Each line containing the word "React" must be collected.

-- BEGIN Collected data --

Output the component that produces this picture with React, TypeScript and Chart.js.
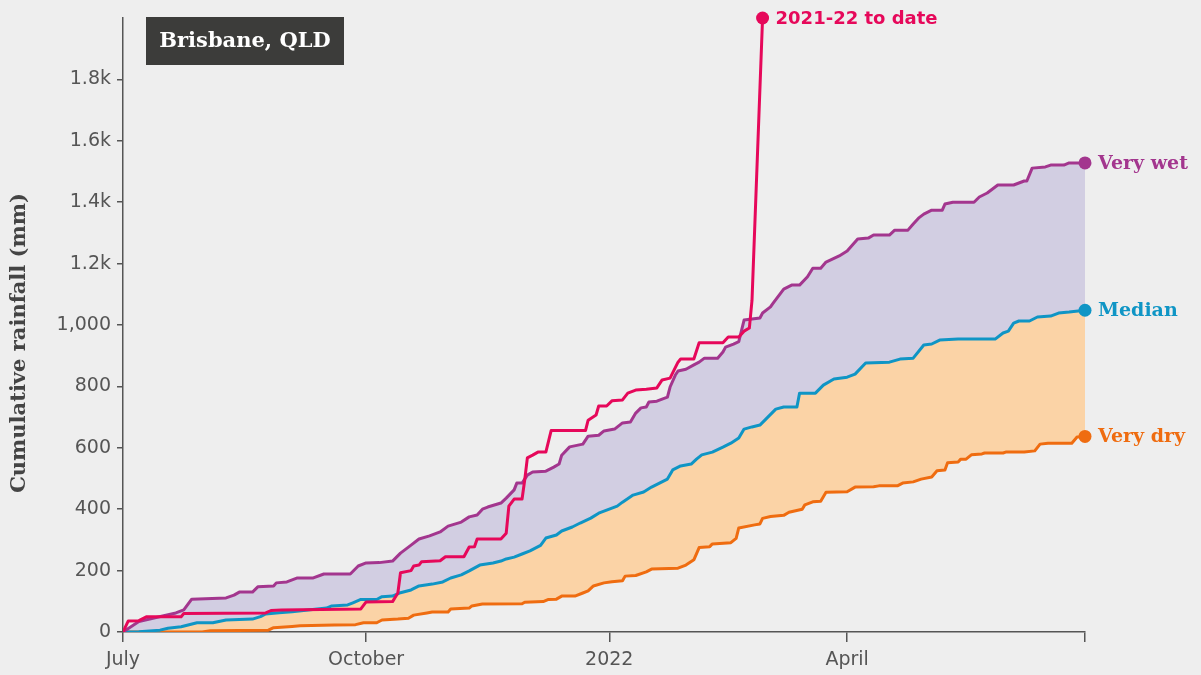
import React, { useEffect, useRef } from "react";
import { Chart, registerables } from "chart.js";

Chart.register(...registerables);

// ---- Axis ticks ----
const xTickDays = [0, 92, 184, 274, 364];
const xTickLabels = ["July", "October", "2022", "April", ""];
const yTickValues = [0, 200, 400, 600, 800, 1000, 1200, 1400, 1600, 1800];
const yTickLabels = ["0", "200", "400", "600", "800", "1,000", "1.2k", "1.4k", "1.6k", "1.8k"];

// ---- Series: [day since 1 July, cumulative mm] ----
const toDate2122: [number, number][] = [
  [0, 0], [2, 36], [6, 37], [9, 50], [22, 50], [23, 60], [54, 62], [56, 70], [60, 72],
  [90, 75], [92, 98], [102, 99], [104, 127], [105, 193], [109, 200], [110, 215],
  [112, 218], [113, 229], [120, 232], [122, 245], [129, 245], [131, 277], [133, 278],
  [134, 303], [143, 303], [145, 322], [146, 410], [148, 433], [151, 433], [152, 495],
  [153, 567], [155, 576], [157, 586], [160, 586], [162, 656], [175, 656], [176, 690],
  [179, 707], [180, 736], [183, 736], [185, 753], [189, 756], [191, 778], [194, 788],
  [198, 791], [202, 795], [204, 821], [207, 827], [210, 879], [211, 889], [216, 889],
  [218, 942], [227, 942], [229, 961], [233, 961], [235, 980], [237, 990], [238, 1080],
  [242, 2000],
];

const veryWet: [number, number][] = [
  [0, 0], [6, 34], [15, 52], [20, 62], [23, 72], [26, 107], [39, 111], [42, 120],
  [44, 130], [49, 130], [51, 147], [57, 150], [58, 160], [62, 163], [66, 176], [72, 176],
  [76, 189], [86, 189], [89, 215], [92, 225], [97, 226], [102, 231], [105, 257],
  [109, 283], [112, 303], [116, 313], [120, 326], [123, 345], [128, 358], [131, 375],
  [134, 381], [136, 400], [138, 407], [143, 420], [145, 436], [148, 463], [149, 485],
  [151, 485], [153, 511], [155, 521], [160, 524], [163, 537], [165, 547], [166, 576],
  [169, 603], [174, 612], [176, 638], [180, 641], [182, 655], [186, 661], [189, 681],
  [192, 684], [194, 713], [196, 730], [198, 733], [199, 749], [202, 752], [206, 765],
  [207, 798], [209, 837], [210, 850], [213, 856], [216, 870], [218, 879], [220, 892],
  [225, 892], [227, 912], [228, 928], [231, 938], [233, 946], [235, 1016], [241, 1023],
  [242, 1039], [245, 1059], [246, 1071], [250, 1117], [253, 1130], [256, 1130],
  [259, 1157], [261, 1185], [264, 1185], [266, 1205], [271, 1225], [274, 1241],
  [278, 1280], [282, 1283], [284, 1293], [290, 1293], [292, 1309], [297, 1309],
  [299, 1329], [301, 1348], [303, 1361], [306, 1374], [310, 1374], [311, 1394],
  [314, 1400], [322, 1400], [324, 1417], [327, 1430], [331, 1456], [337, 1456],
  [341, 1469], [342, 1469], [344, 1511], [349, 1515], [351, 1521], [356, 1521],
  [358, 1528], [364, 1528],
];

const median: [number, number][] = [
  [0, 0], [6, 1], [14, 6], [17, 12], [22, 17], [28, 30], [34, 30], [39, 39], [49, 42],
  [52, 50], [54, 59], [59, 63], [64, 66], [77, 78], [79, 85], [85, 88], [87, 95],
  [90, 106], [96, 106], [98, 115], [102, 117], [105, 128], [109, 137], [112, 150],
  [117, 156], [121, 163], [124, 176], [128, 186], [131, 199], [135, 218], [140, 225],
  [143, 231], [145, 238], [148, 244], [151, 254], [154, 264], [158, 282], [160, 306],
  [164, 316], [166, 329], [170, 342], [173, 355], [177, 371], [180, 387], [183, 397],
  [187, 410], [189, 423], [193, 446], [197, 456], [200, 472], [203, 485], [206, 498],
  [208, 528], [211, 541], [215, 547], [217, 563], [219, 577], [223, 586], [227, 602],
  [230, 615], [233, 632], [235, 661], [238, 668], [241, 674], [244, 700], [247, 726],
  [250, 733], [255, 733], [256, 778], [262, 778], [265, 804], [269, 824], [274, 830],
  [277, 840], [281, 876], [290, 879], [294, 889], [299, 892], [303, 935], [306, 938],
  [309, 951], [316, 954], [330, 954], [333, 974], [335, 980], [337, 1006], [339, 1013],
  [343, 1013], [346, 1026], [351, 1029], [354, 1039], [358, 1042], [364, 1048],
];

const veryDry: [number, number][] = [
  [0, 0], [30, 0], [33, 4], [55, 6], [57, 14], [64, 18], [67, 20], [80, 23], [88, 24],
  [91, 30], [96, 30], [98, 39], [104, 42], [108, 45], [110, 55], [115, 62], [117, 65],
  [123, 65], [124, 75], [131, 78], [132, 85], [136, 91], [151, 92], [152, 97],
  [159, 99], [161, 106], [164, 107], [166, 117], [171, 117], [174, 127], [176, 134],
  [178, 150], [182, 160], [185, 164], [189, 167], [190, 182], [194, 184], [198, 196],
  [200, 205], [210, 208], [213, 218], [216, 235], [218, 275], [222, 278], [223, 287],
  [230, 291], [232, 305], [233, 339], [239, 349], [241, 352], [242, 370], [245, 376],
  [250, 380], [252, 390], [257, 400], [258, 414], [261, 424], [264, 426], [266, 455],
  [274, 457], [277, 472], [284, 473], [286, 476], [293, 476], [295, 485], [299, 489],
  [302, 498], [306, 505], [308, 525], [311, 528], [312, 551], [316, 554], [317, 563],
  [319, 563], [321, 577], [325, 580], [326, 583], [333, 583], [334, 586], [341, 586],
  [345, 590], [347, 612], [350, 615], [359, 615], [361, 635], [364, 637],
];

const seriesNames = ["2021-22 to date", "Very wet", "Median", "Very dry"];
const seriesColors = ["#e6085a", "#a3368e", "#0f95c5", "#ef6c10"];
const fillColors = ["", "#d2cee2", "#fbd3a6", ""];
const titleText = "Brisbane, QLD";
const yAxisTitle = "Cumulative rainfall (mm)";

const SLAB = "'DejaVu Serif', serif";
const SANS = "'DejaVu Sans', sans-serif";

const toPts = (arr: [number, number][]) => arr.map(([x, y]) => ({ x, y }));

export default function App() {
  const ref = useRef<HTMLCanvasElement | null>(null);

  useEffect(() => {
    document.body.style.margin = "0";
    document.body.style.background = "#eeeeee";
    const canvas = ref.current;
    if (!canvas) return;

    const overlay = {
      id: "overlay",
      afterDatasetsDraw(chart: any) {
        const ctx = chart.ctx;
        ctx.save();
        chart.data.datasets.forEach((ds: any, i: number) => {
          const meta = chart.getDatasetMeta(i);
          const last = meta.data[meta.data.length - 1];
          if (!last) return;
          const color = seriesColors[i];
          ctx.fillStyle = color;
          ctx.beginPath();
          ctx.arc(last.x, last.y, 6.5, 0, Math.PI * 2);
          ctx.fill();
          ctx.textBaseline = "middle";
          ctx.textAlign = "left";
          ctx.font = i === 0 ? `bold 18px ${SANS}` : `bold 19px ${SLAB}`;
          ctx.fillText(seriesNames[i], last.x + 13, last.y + 1);
        });
        ctx.restore();
      },
      afterDraw(chart: any) {
        const ctx = chart.ctx;
        ctx.save();
        // title box
        ctx.fillStyle = "#3c3c3a";
        ctx.fillRect(146, 17, 198, 48);
        ctx.fillStyle = "#ffffff";
        ctx.font = `bold 21px ${SLAB}`;
        ctx.textAlign = "center";
        ctx.textBaseline = "middle";
        ctx.fillText(titleText, 245, 42);
        // y axis title
        ctx.translate(20, 343);
        ctx.rotate(-Math.PI / 2);
        ctx.fillStyle = "#444444";
        ctx.font = `bold 21px ${SLAB}`;
        ctx.fillText(yAxisTitle, 0, 0);
        ctx.restore();
      },
    };

    const chart = new Chart(canvas, {
      type: "line",
      data: {
        datasets: [
          {
            label: seriesNames[0],
            data: toPts(toDate2122),
            borderColor: seriesColors[0],
            borderWidth: 3,
            fill: false,
          },
          {
            label: seriesNames[1],
            data: toPts(veryWet),
            borderColor: seriesColors[1],
            backgroundColor: fillColors[1],
            borderWidth: 3,
            fill: { target: 2 },
          },
          {
            label: seriesNames[2],
            data: toPts(median),
            borderColor: seriesColors[2],
            backgroundColor: fillColors[2],
            borderWidth: 3,
            fill: { target: 3 },
          },
          {
            label: seriesNames[3],
            data: toPts(veryDry),
            borderColor: seriesColors[3],
            borderWidth: 3,
            fill: false,
          },
        ],
      },
      options: {
        animation: false,
        responsive: false,
        maintainAspectRatio: false,
        layout: { padding: { top: 18, right: 116, left: 0, bottom: 0 } },
        elements: {
          point: { radius: 0, hoverRadius: 0 },
          line: { tension: 0, borderJoinStyle: "round", borderCapStyle: "round" },
        },
        plugins: {
          legend: { display: false },
          tooltip: { enabled: false },
          filler: { drawTime: "beforeDatasetsDraw", propagate: false },
        } as any,
        scales: {
          x: {
            type: "linear",
            min: 0,
            max: 364,
            afterBuildTicks: (s: any) => {
              s.ticks = xTickDays.map((v) => ({ value: v }));
            },
            afterFit: (s: any) => {
              s.height = 43;
            },
            grid: {
              display: true,
              drawOnChartArea: false,
              drawTicks: true,
              tickLength: 10,
              color: "#555555",
              lineWidth: 1.5,
            },
            border: { display: true, color: "#555555", width: 1.5 },
            ticks: {
              autoSkip: false,
              maxRotation: 0,
              padding: 7,
              color: "#555555",
              font: { family: SANS, size: 19 },
              callback: (v: any) => {
                const i = xTickDays.indexOf(Number(v));
                return i >= 0 ? xTickLabels[i] : "";
              },
            },
          },
          y: {
            type: "linear",
            min: 0,
            max: 2000,
            afterBuildTicks: (s: any) => {
              s.ticks = yTickValues.map((v) => ({ value: v }));
            },
            afterFit: (s: any) => {
              s.width = 123;
            },
            grid: {
              display: true,
              drawOnChartArea: false,
              drawTicks: true,
              tickLength: 6,
              color: "#555555",
              lineWidth: 1.5,
            },
            border: { display: true, color: "#555555", width: 1.5 },
            ticks: {
              autoSkip: false,
              padding: 6,
              color: "#555555",
              font: { family: SANS, size: 19 },
              callback: (v: any) => {
                const i = yTickValues.indexOf(Number(v));
                return i >= 0 ? yTickLabels[i] : "";
              },
            },
          },
        },
      },
      plugins: [overlay],
    } as any);

    return () => chart.destroy();
  }, []);

  return (
    <div style={{ width: 1201, height: 675, background: "#eeeeee" }}>
      <canvas ref={ref} width={1201} height={675} style={{ display: "block", width: 1201, height: 675 }} />
    </div>
  );
}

-- END Collected data --

Full solution >>
Output the component that produces this picture with React, TypeScript and Chart.js.
import React, { useEffect, useRef } from "react";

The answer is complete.